Padahal sudah jelas bahwa Indonesia terdiri dari banyak suku dan ada 6 keyakinan yang diakui oleh pemerintah. Namun kelompok teroris tidak mau mengakui fakta ini. Mereka hanya ingin ada satu ideologi yang disetujui dan mengabaikan perbedaan, dan tidak mengakui adanya Bhinneka Tunggal Ika.
Ketika kelompok radikal dan teroris menguasai Indonesia maka yang terbayang adalah hal-hal yang buruk. Misalnya ketika ada umat dengan keyakinan lain akan merayakan hari kudus maka akan takut dan melakukannya secara diam-diam, karena jika terang-terangan takut ada serangan di rumah ibadahnya. Sungguh menyedihkan jika ini terjadi karena pluralisme di Indonesia akan mati.

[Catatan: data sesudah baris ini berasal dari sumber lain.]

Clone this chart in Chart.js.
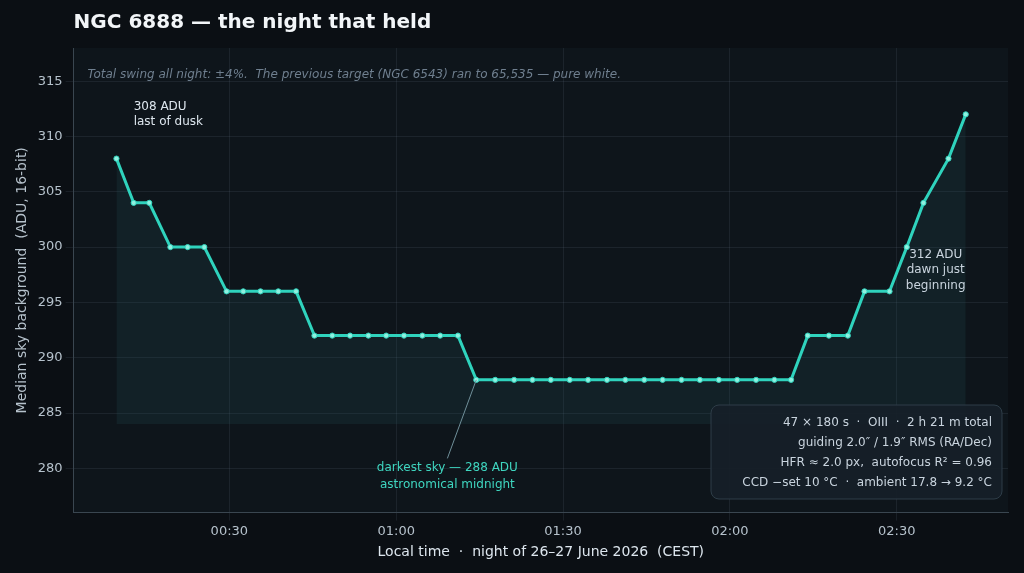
<!DOCTYPE html>
<html>
<head>
<meta charset="utf-8">
<script src="https://cdn.jsdelivr.net/npm/chart.js@4"></script>
<style>
  html, body { margin: 0; background: #0b0f14; }
  #wrap { width: 1024px; height: 573px; }
</style>
</head>
<body>
<div id="wrap"><canvas id="c"></canvas></div>
<script>
// minutes after midnight, local time (CEST)
const frameMinutes = [9.7, 12.8, 15.6, 19.4, 22.5, 25.5, 29.5, 32.5, 35.6, 38.8, 42.0,
  45.3, 48.5, 51.7, 55.0, 58.2, 61.4, 64.7, 67.9, 71.1,
  74.4, 77.8, 81.2, 84.5, 87.8, 91.2, 94.5, 97.9, 101.2, 104.6, 107.9, 111.3, 114.6, 118.0, 121.3, 124.7, 128.0, 131.0,
  134.0, 137.8, 141.2, 144.2, 148.7, 151.8, 154.8, 159.3, 162.4];
const skyADU = [308, 304, 304, 300, 300, 300, 296, 296, 296, 296, 296,
  292, 292, 292, 292, 292, 292, 292, 292, 292,
  288, 288, 288, 288, 288, 288, 288, 288, 288, 288, 288, 288, 288, 288, 288, 288, 288, 288,
  292, 292, 292, 296, 296, 300, 304, 308, 312];
const tickLabels = { 30: '00:30', 60: '01:00', 90: '01:30', 120: '02:00', 150: '02:30' };
const infoLines = [
  '47 × 180 s  ·  OIII  ·  2 h 21 m total',
  'guiding 2.0″ / 1.9″ RMS (RA/Dec)',
  'HFR ≈ 2.0 px,  autofocus R² = 0.96',
  'CCD −set 10 °C  ·  ambient 17.8 → 9.2 °C'
];

const FONT = 'DejaVu Sans';

const notes = {
  id: 'notes',
  afterDatasetsDraw(chart) {
    const { ctx, scales: { x, y }, chartArea } = chart;
    ctx.save();
    // title, aligned with plot area
    ctx.font = 'bold 20px ' + FONT;
    ctx.fillStyle = '#f2f5f8';
    ctx.textAlign = 'left';
    ctx.textBaseline = 'middle';
    ctx.fillText('NGC 6888 — the night that held', chartArea.left, 23);

    ctx.font = 'italic 12px ' + FONT;
    ctx.fillStyle = '#6f7f8f';
    ctx.fillText('Total swing all night: ±4%.  The previous target (NGC 6543) ran to 65,535 — pure white.', chartArea.left + 14, y.getPixelForValue(315.6));

    ctx.font = '12px ' + FONT;
    ctx.fillStyle = '#dde6ee';
    ctx.fillText('308 ADU', x.getPixelForValue(12.8), y.getPixelForValue(312.7));
    ctx.fillText('last of dusk', x.getPixelForValue(12.8), y.getPixelForValue(311.3));

    ctx.textAlign = 'center';
    ctx.fillStyle = '#c9d4de';
    ctx.fillText('312 ADU', x.getPixelForValue(157), y.getPixelForValue(299.3));
    ctx.fillText('dawn just', x.getPixelForValue(157), y.getPixelForValue(297.9));
    ctx.fillText('beginning', x.getPixelForValue(157), y.getPixelForValue(296.5));

    // darkest sky callout
    ctx.strokeStyle = '#6f8f99';
    ctx.lineWidth = 1;
    ctx.beginPath();
    ctx.moveTo(x.getPixelForValue(74.4), y.getPixelForValue(288));
    ctx.lineTo(x.getPixelForValue(69.2), y.getPixelForValue(280.9));
    ctx.stroke();
    ctx.fillStyle = '#3fd6c0';
    ctx.fillText('darkest sky — 288 ADU', x.getPixelForValue(69.2), y.getPixelForValue(280));
    ctx.fillText('astronomical midnight', x.getPixelForValue(69.2), y.getPixelForValue(278.5));

    // info box
    const bx = 711, by = 405, bw = 291, bh = 94;
    ctx.fillStyle = 'rgba(22,32,40,0.92)';
    ctx.strokeStyle = '#2e3d48';
    ctx.beginPath();
    ctx.roundRect(bx, by, bw, bh, 8);
    ctx.fill();
    ctx.stroke();
    ctx.fillStyle = '#c9d4de';
    ctx.textAlign = 'right';
    infoLines.forEach((t, i) => ctx.fillText(t, bx + bw - 10, by + 18 + i * 20));
    ctx.restore();
  }
};

new Chart(document.getElementById('c'), {
  type: 'line',
  data: {
    datasets: [{
      data: frameMinutes.map((m, i) => ({ x: m, y: skyADU[i] })),
      borderColor: '#2fd3bd',
      borderWidth: 3,
      backgroundColor: 'rgba(40,90,95,0.18)',
      fill: { value: 284 },
      pointRadius: 2.6,
      pointBackgroundColor: '#8ff0df',
      pointBorderColor: '#2fd3bd',
      pointBorderWidth: 1,
      tension: 0
    }]
  },
  options: {
    responsive: true,
    maintainAspectRatio: false,
    animation: false,
    layout: { padding: { left: 10, right: 16, top: 48, bottom: 8 } },
    scales: {
      x: {
        type: 'linear',
        min: 2,
        max: 170,
        afterBuildTicks: axis => { axis.ticks = Object.keys(tickLabels).map(v => ({ value: +v })); },
        ticks: {
          color: '#b6c2cc',
          font: { family: FONT, size: 13 },
          callback: v => tickLabels[v] || ''
        },
        grid: { color: 'rgba(120,140,160,0.13)' },
        border: { color: '#3a4650' },
        title: {
          display: true,
          text: 'Local time  ·  night of 26–27 June 2026  (CEST)',
          color: '#dde6ee',
          font: { family: FONT, size: 14 },
          padding: { top: 2 }
        }
      },
      y: {
        min: 276,
        max: 318,
        afterBuildTicks: axis => { axis.ticks = [280, 285, 290, 295, 300, 305, 310, 315].map(v => ({ value: v })); },
        ticks: { color: '#b6c2cc', font: { family: FONT, size: 13 } },
        grid: { color: 'rgba(120,140,160,0.13)' },
        border: { color: '#3a4650' },
        title: {
          display: true,
          text: 'Median sky background  (ADU, 16-bit)',
          color: '#b6c2cc',
          font: { family: FONT, size: 14 }
        }
      }
    },
    plugins: {
      legend: { display: false },
      tooltip: { enabled: false },
      title: { display: false }
    }
  },
  plugins: [notes, {
    id: 'bg',
    beforeDraw(chart) {
      const { ctx, chartArea: a } = chart;
      ctx.save();
      ctx.fillStyle = '#0b0f14';
      ctx.fillRect(0, 0, chart.width, chart.height);
      ctx.fillStyle = '#0e151b';
      ctx.fillRect(a.left, a.top, a.right - a.left, a.bottom - a.top);
      ctx.restore();
    }
  }]
});
</script>
</body>
</html>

Masyarakat tentu tidak mau keadaan Indonesia berubah menjadi lebih buruk, gara-gara ulah kelompok radikal dan teroris. Oleh karena itu, masyarakat diimbau untuk membantu pemerintah dalam mengatasi radikalisme dan terorisme. Caranya dengan melaporkan jika ada Ormas yang dicurigai radikal ke BNPT (Badan Nasional Penanggulangan Terorisme), lalu akan dilakukan penyelidikan lebih lanjut.
Selain itu, untuk menanggulangi radikalisme dan terorisme maka perlu ada ajaran khusus bagi para murid. Mereka perlu belajar bahwa sejak sebelum era kemerdekaan, di Indonesia sudah ada berbagai perbedaan keyakinan dan suku bangsa. Namun para founding fathers tidak mempermasalahkannya dan tetap berdamai, karena Indonesia berdiri di atas persatuan.
Para murid akan belajar untuk toleransi dengan meneladani sikap para pemimpin bangsa di masa lalu. Mereka meniru sikap Bung Karno, Bung Hatta, dan para tokoh nasional yang bergaul dengan banyak orang, termasuk yang berbeda keyakinan. Perbedaan tidak perlu dipermasalahkan karena untuk membangun Indonesia diperlukan kolaborasi dan persatuan.
Wakil Presiden K.H. Ma’ruf Amin melanjutkan, Indonesia tengah mengalami tantangan berat, mulai dari inflasi, pandemi, krisis akibat perubahan iklim, dan akibat perang (di Eropa Timur). Untuk merespons tantangan berat tersebut maka bisa diatasi dengan kemajuan teknologi informasi dan pengetahuan.
Transformasi ke era digital berlangsung dengan sangat cepat dan seluruh masyarakat Indonesia harus beradaptasi. Teknologi digunakan untuk hal-hal yang baik, seperti marketing online, belajar jarak jauh, dan lain sebagainya. Namun jangan sampai teknologi malah disalahgunakan oleh kelompok radikal dan teroris untuk melakukan rekrutmen anggota baru.
Keberadaan teknologi informasi bagai pisau bermata dua dan masyarakat perlu mewaspadai efek negatifnya. Penyebabnya karena kelompok radikal sudah mengetahui manfaat internet dan mereka membuat berbagai situs, akun sosial media, dan channel di aplikasi percakapan. Fungsinya untuk meraih kader-kader baru dari kalangan anak muda. Oleh sebab itu masyarakat wajib melaporkan ke BNPT jika mengetahui ada akun media sosial yang radikal.
Radikalisme wajib dihapuskan dari Indonesia karena bisa meretakkan fondasi bangsa dan negara. Oleh sebab itu, masyarakat wajib membantu pemerintah untuk mengatasi radikalisme dan terorisme dengan lebih perhatian ke sekitar dan melapor jika ada Ormas yang terbukti radikal.